DURANTE Requiem

Author: 
David Vickers
COR16147. DURANTE RequiemDURANTE Requiem

DURANTE Requiem

  • Requiem
  • Concerto for Organ

Francesco Durante (1684-1755) made a profound mark on musical culture in early-18th-century Naples. His pupils at the city’s prestigious conservatories included Pergolesi, Traetta, Piccinni and Paisiello. A renowned composer of sacred music, Durante wrote at least three Requiems; an elaborate setting in C minor dated 1746 was probably written for Rome’s S Giacomo degli Spagnoli (in the Piazza Navona) to commemorate the recently deceased Philip V of Spain. More than 50 manuscript copies are dotted around the world, some of them written out as late as 1871, but the work has never been published.

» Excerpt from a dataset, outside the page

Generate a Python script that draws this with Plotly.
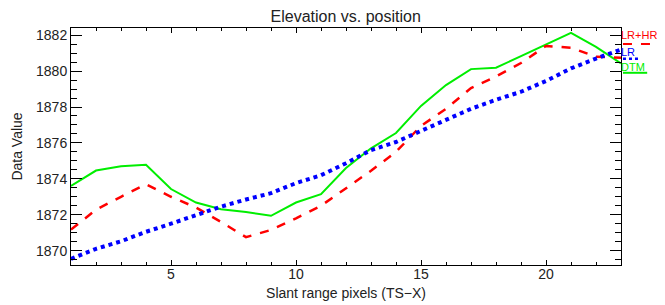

It has been edited for this recording by Stephen Darlington, who praises the way Durante’s music combines ‘mastery of counterpoint with an elegance of melody, a richness of harmony and a structural instinct’.

Sometimes singing in five parts and elsewhere in eight, Christ Church Cathedral Choir are on superb form in this skilfully woven music. The assured boy choristers are balanced elegantly with the unforced ease of the adult lay clerks. Durante’s string accompaniments are astutely varied and played by Oxford Baroque with perfect sincerity and stylistic finesse; an obvious dramatic trick is reeling downward spirals that insinuate hints of fire and brimstone in ‘Dies irae’ and ‘Quid sum miser’. The only departure from economical orchestral scoring is a subtle pair of natural horns used to splendid effect in ‘Tuba mirum’, an attractive soprano aria sung limpidly by Alexandra Kidgell. The plaintive quintet of soloists (drawn from The Sixteen), anguished choral supplications and Oxford Baroque’s players are articulately expressive in the vivid contrasts during ‘Ingemisco tamquam reus’. The suspension-laden passages for solo voices in ‘Lacrimosa’, unfurling choral lines in ‘Benedictus’ and imaginative harmonic twists in ‘Libera me’ all reveal hints of why the 18th-century music historian Charles Burney acclaimed Durante as the greatest harmonist of his time.